TASK STATEMENT: Print the data exactly as it is given, please.

EXERCISE INPUTS:
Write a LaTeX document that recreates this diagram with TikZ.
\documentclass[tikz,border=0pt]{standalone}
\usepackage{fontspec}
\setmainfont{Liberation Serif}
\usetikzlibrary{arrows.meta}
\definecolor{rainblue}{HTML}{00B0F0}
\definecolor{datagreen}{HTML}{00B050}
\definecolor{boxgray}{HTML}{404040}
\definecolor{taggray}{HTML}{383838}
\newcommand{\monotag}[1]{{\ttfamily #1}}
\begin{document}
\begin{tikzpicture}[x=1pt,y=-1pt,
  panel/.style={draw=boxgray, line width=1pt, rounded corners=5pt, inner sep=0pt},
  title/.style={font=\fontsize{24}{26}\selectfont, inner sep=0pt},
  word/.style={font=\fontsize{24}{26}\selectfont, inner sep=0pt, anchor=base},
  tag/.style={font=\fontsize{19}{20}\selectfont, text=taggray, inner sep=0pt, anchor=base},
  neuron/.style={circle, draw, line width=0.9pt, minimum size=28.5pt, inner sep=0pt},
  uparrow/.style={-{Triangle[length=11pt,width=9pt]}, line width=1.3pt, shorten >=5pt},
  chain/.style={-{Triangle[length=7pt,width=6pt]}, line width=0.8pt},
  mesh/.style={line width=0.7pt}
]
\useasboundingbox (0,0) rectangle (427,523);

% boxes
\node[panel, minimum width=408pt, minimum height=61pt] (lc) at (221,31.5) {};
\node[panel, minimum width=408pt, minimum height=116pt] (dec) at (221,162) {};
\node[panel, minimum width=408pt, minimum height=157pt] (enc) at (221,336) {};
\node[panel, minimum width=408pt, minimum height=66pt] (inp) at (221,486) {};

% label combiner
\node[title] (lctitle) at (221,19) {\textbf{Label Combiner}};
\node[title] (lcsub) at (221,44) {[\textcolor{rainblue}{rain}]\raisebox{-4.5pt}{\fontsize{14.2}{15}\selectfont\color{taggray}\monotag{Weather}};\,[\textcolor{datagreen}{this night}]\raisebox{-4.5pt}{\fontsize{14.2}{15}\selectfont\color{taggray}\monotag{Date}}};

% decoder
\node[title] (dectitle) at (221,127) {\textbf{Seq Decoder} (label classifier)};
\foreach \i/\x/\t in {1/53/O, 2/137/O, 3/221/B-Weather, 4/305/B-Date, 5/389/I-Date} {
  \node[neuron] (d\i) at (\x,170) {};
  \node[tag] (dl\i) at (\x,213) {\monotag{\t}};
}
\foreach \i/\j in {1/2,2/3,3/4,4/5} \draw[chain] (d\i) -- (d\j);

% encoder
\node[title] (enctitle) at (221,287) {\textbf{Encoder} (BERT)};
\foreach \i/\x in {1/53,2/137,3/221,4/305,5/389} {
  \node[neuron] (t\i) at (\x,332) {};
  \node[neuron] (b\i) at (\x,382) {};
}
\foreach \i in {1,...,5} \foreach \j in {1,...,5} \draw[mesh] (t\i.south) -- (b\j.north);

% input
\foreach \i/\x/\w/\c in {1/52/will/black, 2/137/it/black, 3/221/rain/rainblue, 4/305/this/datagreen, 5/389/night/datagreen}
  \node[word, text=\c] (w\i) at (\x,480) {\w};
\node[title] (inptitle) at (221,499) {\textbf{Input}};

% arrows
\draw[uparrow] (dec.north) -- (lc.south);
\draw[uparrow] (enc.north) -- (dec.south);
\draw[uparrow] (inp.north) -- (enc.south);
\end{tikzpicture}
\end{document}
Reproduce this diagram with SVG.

EXERCISE SOLUTION:
Write a LaTeX document that recreates this diagram with TikZ.
\documentclass[tikz,border=0pt]{standalone}
\usepackage{fontspec}
\setmainfont{Liberation Serif}
\usetikzlibrary{arrows.meta}
\definecolor{rainblue}{HTML}{00B0F0}
\definecolor{datagreen}{HTML}{00B050}
\definecolor{boxgray}{HTML}{404040}
\definecolor{taggray}{HTML}{383838}
\newcommand{\monotag}[1]{{\ttfamily #1}}
\begin{document}
\begin{tikzpicture}[x=1pt,y=-1pt,
  panel/.style={draw=boxgray, line width=1pt, rounded corners=5pt, inner sep=0pt},
  title/.style={font=\fontsize{24}{26}\selectfont, inner sep=0pt},
  word/.style={font=\fontsize{24}{26}\selectfont, inner sep=0pt, anchor=base},
  tag/.style={font=\fontsize{19}{20}\selectfont, text=taggray, inner sep=0pt, anchor=base},
  neuron/.style={circle, draw, line width=0.9pt, minimum size=28.5pt, inner sep=0pt},
  uparrow/.style={-{Triangle[length=11pt,width=9pt]}, line width=1.3pt, shorten >=5pt},
  chain/.style={-{Triangle[length=7pt,width=6pt]}, line width=0.8pt},
  mesh/.style={line width=0.7pt}
]
\useasboundingbox (0,0) rectangle (427,523);

% boxes
\node[panel, minimum width=408pt, minimum height=61pt] (lc) at (221,31.5) {};
\node[panel, minimum width=408pt, minimum height=116pt] (dec) at (221,162) {};
\node[panel, minimum width=408pt, minimum height=157pt] (enc) at (221,336) {};
\node[panel, minimum width=408pt, minimum height=66pt] (inp) at (221,486) {};

% label combiner
\node[title] (lctitle) at (221,19) {\textbf{Label Combiner}};
\node[title] (lcsub) at (221,44) {[\textcolor{rainblue}{rain}]\raisebox{-4.5pt}{\fontsize{14.2}{15}\selectfont\color{taggray}\monotag{Weather}};\,[\textcolor{datagreen}{this night}]\raisebox{-4.5pt}{\fontsize{14.2}{15}\selectfont\color{taggray}\monotag{Date}}};

% decoder
\node[title] (dectitle) at (221,127) {\textbf{Seq Decoder} (label classifier)};
\foreach \i/\x/\t in {1/53/O, 2/137/O, 3/221/B-Weather, 4/305/B-Date, 5/389/I-Date} {
  \node[neuron] (d\i) at (\x,170) {};
  \node[tag] (dl\i) at (\x,213) {\monotag{\t}};
}
\foreach \i/\j in {1/2,2/3,3/4,4/5} \draw[chain] (d\i) -- (d\j);

% encoder
\node[title] (enctitle) at (221,287) {\textbf{Encoder} (BERT)};
\foreach \i/\x in {1/53,2/137,3/221,4/305,5/389} {
  \node[neuron] (t\i) at (\x,332) {};
  \node[neuron] (b\i) at (\x,382) {};
}
\foreach \i in {1,...,5} \foreach \j in {1,...,5} \draw[mesh] (t\i.south) -- (b\j.north);

% input
\foreach \i/\x/\w/\c in {1/52/will/black, 2/137/it/black, 3/221/rain/rainblue, 4/305/this/datagreen, 5/389/night/datagreen}
  \node[word, text=\c] (w\i) at (\x,480) {\w};
\node[title] (inptitle) at (221,499) {\textbf{Input}};

% arrows
\draw[uparrow] (dec.north) -- (lc.south);
\draw[uparrow] (enc.north) -- (dec.south);
\draw[uparrow] (inp.north) -- (enc.south);
\end{tikzpicture}
\end{document}
Reproduce this diagram with SVG.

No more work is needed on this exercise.